* Directions: Transcribe all of the records word for word, but omit the pictures.

* Information given:
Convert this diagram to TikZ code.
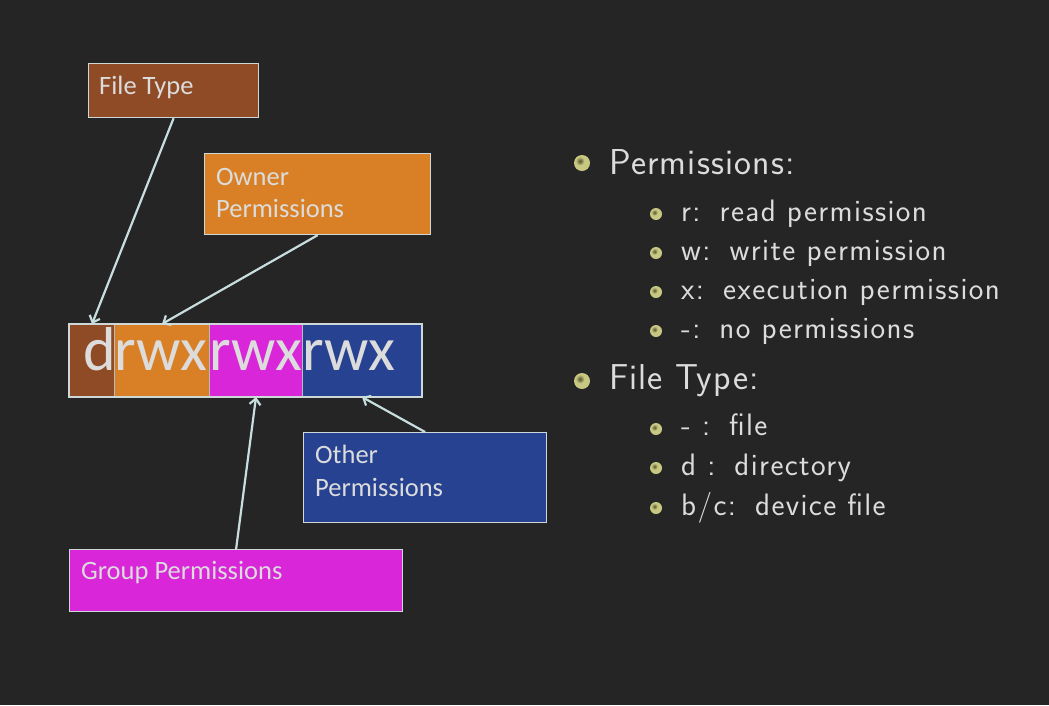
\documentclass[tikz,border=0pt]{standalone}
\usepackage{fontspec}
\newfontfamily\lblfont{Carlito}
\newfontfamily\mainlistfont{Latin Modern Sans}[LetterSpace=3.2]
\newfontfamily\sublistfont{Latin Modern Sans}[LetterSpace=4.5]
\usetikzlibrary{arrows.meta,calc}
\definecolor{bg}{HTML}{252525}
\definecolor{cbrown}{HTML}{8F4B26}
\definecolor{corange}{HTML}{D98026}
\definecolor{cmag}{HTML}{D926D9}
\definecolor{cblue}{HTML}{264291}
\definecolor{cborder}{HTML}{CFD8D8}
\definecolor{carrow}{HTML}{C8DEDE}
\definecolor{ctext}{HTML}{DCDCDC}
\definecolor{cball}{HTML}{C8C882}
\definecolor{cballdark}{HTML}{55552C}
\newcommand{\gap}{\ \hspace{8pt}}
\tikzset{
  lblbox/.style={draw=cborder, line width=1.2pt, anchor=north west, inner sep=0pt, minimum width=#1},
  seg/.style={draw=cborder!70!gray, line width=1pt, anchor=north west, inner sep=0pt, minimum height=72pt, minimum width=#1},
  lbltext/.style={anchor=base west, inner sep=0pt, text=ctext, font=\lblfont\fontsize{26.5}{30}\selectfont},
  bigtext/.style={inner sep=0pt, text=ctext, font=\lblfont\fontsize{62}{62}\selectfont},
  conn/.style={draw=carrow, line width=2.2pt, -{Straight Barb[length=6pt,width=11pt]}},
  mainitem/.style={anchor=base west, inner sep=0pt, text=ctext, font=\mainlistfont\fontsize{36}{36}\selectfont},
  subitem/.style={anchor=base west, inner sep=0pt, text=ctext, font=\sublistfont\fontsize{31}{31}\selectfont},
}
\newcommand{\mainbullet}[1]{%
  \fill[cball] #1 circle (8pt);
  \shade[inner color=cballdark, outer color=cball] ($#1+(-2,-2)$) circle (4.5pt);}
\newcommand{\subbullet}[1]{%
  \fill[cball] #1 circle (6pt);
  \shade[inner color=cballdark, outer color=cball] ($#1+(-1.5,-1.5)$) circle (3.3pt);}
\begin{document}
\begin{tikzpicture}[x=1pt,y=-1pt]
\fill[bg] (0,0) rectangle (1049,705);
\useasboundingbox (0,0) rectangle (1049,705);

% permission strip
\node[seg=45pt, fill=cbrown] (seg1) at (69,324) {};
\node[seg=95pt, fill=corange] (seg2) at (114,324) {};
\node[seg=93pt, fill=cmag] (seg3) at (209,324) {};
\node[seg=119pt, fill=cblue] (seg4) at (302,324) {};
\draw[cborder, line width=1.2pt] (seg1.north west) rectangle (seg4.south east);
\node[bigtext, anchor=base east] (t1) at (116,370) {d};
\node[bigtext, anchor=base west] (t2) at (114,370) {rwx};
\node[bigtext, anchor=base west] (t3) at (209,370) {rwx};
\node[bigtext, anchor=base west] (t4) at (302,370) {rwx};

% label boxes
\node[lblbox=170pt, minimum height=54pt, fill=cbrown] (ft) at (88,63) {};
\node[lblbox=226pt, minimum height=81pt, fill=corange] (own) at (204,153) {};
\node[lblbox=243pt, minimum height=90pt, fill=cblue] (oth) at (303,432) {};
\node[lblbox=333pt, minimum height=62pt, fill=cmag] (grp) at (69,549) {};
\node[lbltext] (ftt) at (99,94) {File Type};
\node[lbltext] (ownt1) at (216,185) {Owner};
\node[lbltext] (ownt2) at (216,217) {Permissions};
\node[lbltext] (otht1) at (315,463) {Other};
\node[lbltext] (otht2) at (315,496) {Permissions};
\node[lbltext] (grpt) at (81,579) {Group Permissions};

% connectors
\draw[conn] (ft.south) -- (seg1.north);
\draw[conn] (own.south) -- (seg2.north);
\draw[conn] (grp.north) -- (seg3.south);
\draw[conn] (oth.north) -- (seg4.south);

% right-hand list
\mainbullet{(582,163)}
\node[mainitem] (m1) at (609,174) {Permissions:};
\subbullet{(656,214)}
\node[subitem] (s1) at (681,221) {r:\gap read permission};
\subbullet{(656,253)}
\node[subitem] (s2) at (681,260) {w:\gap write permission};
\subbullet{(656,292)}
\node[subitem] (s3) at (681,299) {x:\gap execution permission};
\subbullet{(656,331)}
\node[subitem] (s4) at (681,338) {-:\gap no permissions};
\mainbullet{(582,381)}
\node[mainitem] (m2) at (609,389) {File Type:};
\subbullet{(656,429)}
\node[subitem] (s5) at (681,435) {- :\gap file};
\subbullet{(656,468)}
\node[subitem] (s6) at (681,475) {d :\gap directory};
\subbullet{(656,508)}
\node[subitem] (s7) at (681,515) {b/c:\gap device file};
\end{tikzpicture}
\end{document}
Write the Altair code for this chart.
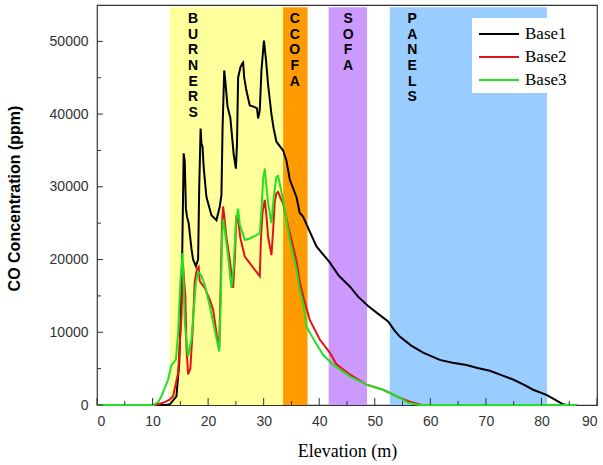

* Output for this task:
Convert this diagram to TikZ code.
\documentclass[tikz,border=0pt]{standalone}
\usepackage{fontspec}
\newfontfamily\lblfont{Carlito}
\newfontfamily\mainlistfont{Latin Modern Sans}[LetterSpace=3.2]
\newfontfamily\sublistfont{Latin Modern Sans}[LetterSpace=4.5]
\usetikzlibrary{arrows.meta,calc}
\definecolor{bg}{HTML}{252525}
\definecolor{cbrown}{HTML}{8F4B26}
\definecolor{corange}{HTML}{D98026}
\definecolor{cmag}{HTML}{D926D9}
\definecolor{cblue}{HTML}{264291}
\definecolor{cborder}{HTML}{CFD8D8}
\definecolor{carrow}{HTML}{C8DEDE}
\definecolor{ctext}{HTML}{DCDCDC}
\definecolor{cball}{HTML}{C8C882}
\definecolor{cballdark}{HTML}{55552C}
\newcommand{\gap}{\ \hspace{8pt}}
\tikzset{
  lblbox/.style={draw=cborder, line width=1.2pt, anchor=north west, inner sep=0pt, minimum width=#1},
  seg/.style={draw=cborder!70!gray, line width=1pt, anchor=north west, inner sep=0pt, minimum height=72pt, minimum width=#1},
  lbltext/.style={anchor=base west, inner sep=0pt, text=ctext, font=\lblfont\fontsize{26.5}{30}\selectfont},
  bigtext/.style={inner sep=0pt, text=ctext, font=\lblfont\fontsize{62}{62}\selectfont},
  conn/.style={draw=carrow, line width=2.2pt, -{Straight Barb[length=6pt,width=11pt]}},
  mainitem/.style={anchor=base west, inner sep=0pt, text=ctext, font=\mainlistfont\fontsize{36}{36}\selectfont},
  subitem/.style={anchor=base west, inner sep=0pt, text=ctext, font=\sublistfont\fontsize{31}{31}\selectfont},
}
\newcommand{\mainbullet}[1]{%
  \fill[cball] #1 circle (8pt);
  \shade[inner color=cballdark, outer color=cball] ($#1+(-2,-2)$) circle (4.5pt);}
\newcommand{\subbullet}[1]{%
  \fill[cball] #1 circle (6pt);
  \shade[inner color=cballdark, outer color=cball] ($#1+(-1.5,-1.5)$) circle (3.3pt);}
\begin{document}
\begin{tikzpicture}[x=1pt,y=-1pt]
\fill[bg] (0,0) rectangle (1049,705);
\useasboundingbox (0,0) rectangle (1049,705);

% permission strip
\node[seg=45pt, fill=cbrown] (seg1) at (69,324) {};
\node[seg=95pt, fill=corange] (seg2) at (114,324) {};
\node[seg=93pt, fill=cmag] (seg3) at (209,324) {};
\node[seg=119pt, fill=cblue] (seg4) at (302,324) {};
\draw[cborder, line width=1.2pt] (seg1.north west) rectangle (seg4.south east);
\node[bigtext, anchor=base east] (t1) at (116,370) {d};
\node[bigtext, anchor=base west] (t2) at (114,370) {rwx};
\node[bigtext, anchor=base west] (t3) at (209,370) {rwx};
\node[bigtext, anchor=base west] (t4) at (302,370) {rwx};

% label boxes
\node[lblbox=170pt, minimum height=54pt, fill=cbrown] (ft) at (88,63) {};
\node[lblbox=226pt, minimum height=81pt, fill=corange] (own) at (204,153) {};
\node[lblbox=243pt, minimum height=90pt, fill=cblue] (oth) at (303,432) {};
\node[lblbox=333pt, minimum height=62pt, fill=cmag] (grp) at (69,549) {};
\node[lbltext] (ftt) at (99,94) {File Type};
\node[lbltext] (ownt1) at (216,185) {Owner};
\node[lbltext] (ownt2) at (216,217) {Permissions};
\node[lbltext] (otht1) at (315,463) {Other};
\node[lbltext] (otht2) at (315,496) {Permissions};
\node[lbltext] (grpt) at (81,579) {Group Permissions};

% connectors
\draw[conn] (ft.south) -- (seg1.north);
\draw[conn] (own.south) -- (seg2.north);
\draw[conn] (grp.north) -- (seg3.south);
\draw[conn] (oth.north) -- (seg4.south);

% right-hand list
\mainbullet{(582,163)}
\node[mainitem] (m1) at (609,174) {Permissions:};
\subbullet{(656,214)}
\node[subitem] (s1) at (681,221) {r:\gap read permission};
\subbullet{(656,253)}
\node[subitem] (s2) at (681,260) {w:\gap write permission};
\subbullet{(656,292)}
\node[subitem] (s3) at (681,299) {x:\gap execution permission};
\subbullet{(656,331)}
\node[subitem] (s4) at (681,338) {-:\gap no permissions};
\mainbullet{(582,381)}
\node[mainitem] (m2) at (609,389) {File Type:};
\subbullet{(656,429)}
\node[subitem] (s5) at (681,435) {- :\gap file};
\subbullet{(656,468)}
\node[subitem] (s6) at (681,475) {d :\gap directory};
\subbullet{(656,508)}
\node[subitem] (s7) at (681,515) {b/c:\gap device file};
\end{tikzpicture}
\end{document}
Write the Altair code for this chart.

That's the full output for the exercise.